The algorithm works by:

  1. At each position, gathering all dictionary word candidates (shortest to longest match).

  2. When exactly one candidate exists, accepting it immediately.

  3. When multiple candidates exist, using a 3-word lookahead to select the candidate that leads to the best overall segmentation — preferring the candidate where subsequent words are also found in the dictionary.

  4. When no dictionary word follows a short word, scanning forward through non-dictionary characters until finding a position where dictionary words resume, then combining the non-dictionary stretch with the preceding word.

  5. Absorbing combining marks (Unicode General Category M) into the preceding word so that vowel signs, tone marks, and virama/coeng characters stay attached to their base.

Summary

Functions

Splits a string into word segments using dictionary-based lookahead for the given locale.

Splits a string using the dictionary break algorithm for target-script ranges and a fallback function for other ranges.

Functions

split(string, locale)

@spec split(String.t(), atom()) :: [String.t()]

Splits a string into word segments using dictionary-based lookahead for the given locale.

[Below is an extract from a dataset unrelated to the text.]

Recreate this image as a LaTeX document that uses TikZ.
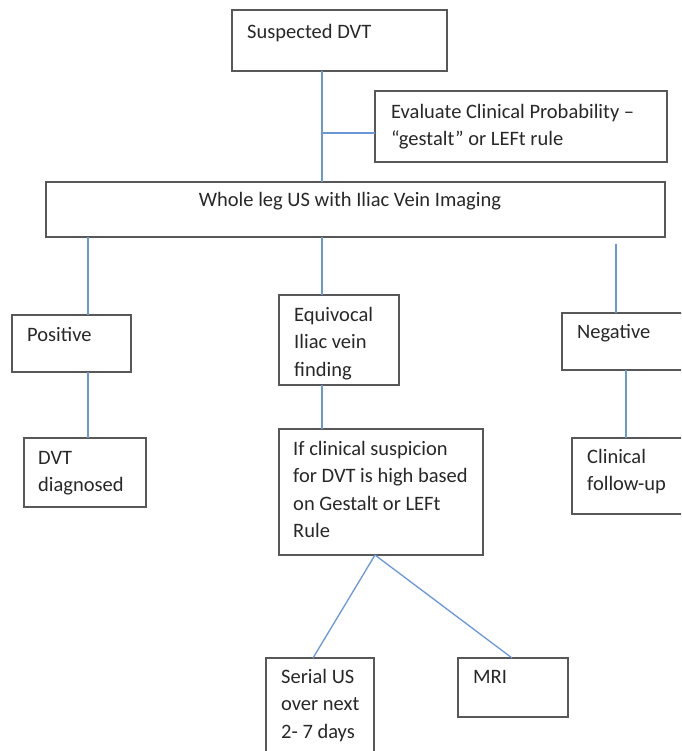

Returns a list of word segments (strings). Unlike the simple greedy algorithm, this considers multiple word candidates at each position and uses a 3-word lookahead to select the segmentation that produces the most dictionary-valid sequence.

Arguments

  • string is a binary string to segment.

  • locale is a dictionary locale atom (:th, :lo, :km, or :my).

Returns

  • A list of binary strings representing word segments.

split_with_fallback(string, locale, fallback_fn)

@spec split_with_fallback(String.t(), atom(), (String.t() -> [String.t()])) :: [
  String.t()
]

Splits a string using the dictionary break algorithm for target-script ranges and a fallback function for other ranges.

Text is partitioned into ranges belonging to the locale's script and ranges that don't. Dictionary breaking is applied to the former; fallback_fn is called on the latter.